Paylines
1-25 selectable paylines
Picture a cartoon battlefield under a sky raked by searchlights, a row of military green reels parked over the war-room map, and a tiny red bomber buzzing across the symbols every few spins. That's Direct Hit, a 2013 NextGen release that now sits inside the Light & Wonder catalogue. It looks its age, sounds its age, and plays like a game that knew exactly what it wanted to be back then: a 5×3, 25-payline slot built around one neat trick.
The trick has a name. Bombing Run. Dark, rounded bombs simply land on the grid out of nowhere, no trigger, no build-up, no meter. They detonate, and the positions around the blast point flip to wild. Sometimes one bomb. Sometimes a chain of them, scattering little wild clusters across the reels at once. Does it feel random? Yes. Is that the point? Also yes. You don't earn the feature, it just arrives.

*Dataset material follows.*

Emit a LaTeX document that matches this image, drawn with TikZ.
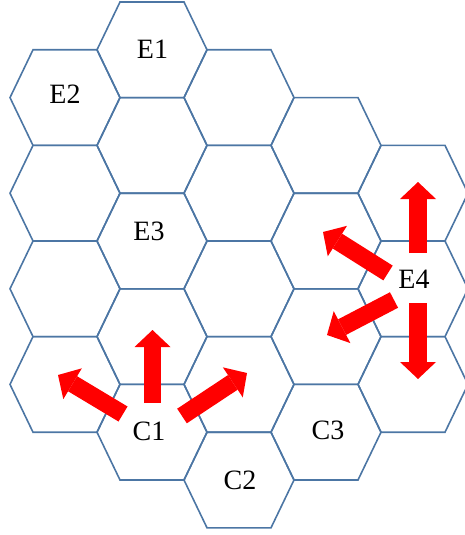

Bets run from $0.01 to $50 across 1 to 25 selectable lines, which is generous flexibility for an older title. RTP sits at 94.93%, which, honestly, is on the low side for a modern eye, and the volatility lands in the medium bracket. The red bomber-plane Wild substitutes for everything except the bullseye scatter and pays the headline line prize at five across.
Free Spins kick in when three or more red-and-white BONUS bullseyes land anywhere. That's 10 free spins, with Bombing Run running noticeably more often and the wild clusters stacking from one spin into the next. Catch more bullseyes mid-round? Retrigger another 10. That‘s where the game finally opens up.
The symbol set leans hard into wartime kitsch without going grim: a medal-heavy general up top, a green tank, a grey submarine, a battleship, and the usual card royals filling out the low end. Comic, not bleak. More Saturday morning cartoon than war film.
Now the gripe. The max win caps at 250x. That's it. For a feature this generous with wilds, the ceiling feels almost insulting, and the 94.93% RTP doesn't help its case either. Direct Hit is a pleasant relic with a clever wild mechanic, but anyone chasing serious upside should treat it as a coffee-break slot, not a main course.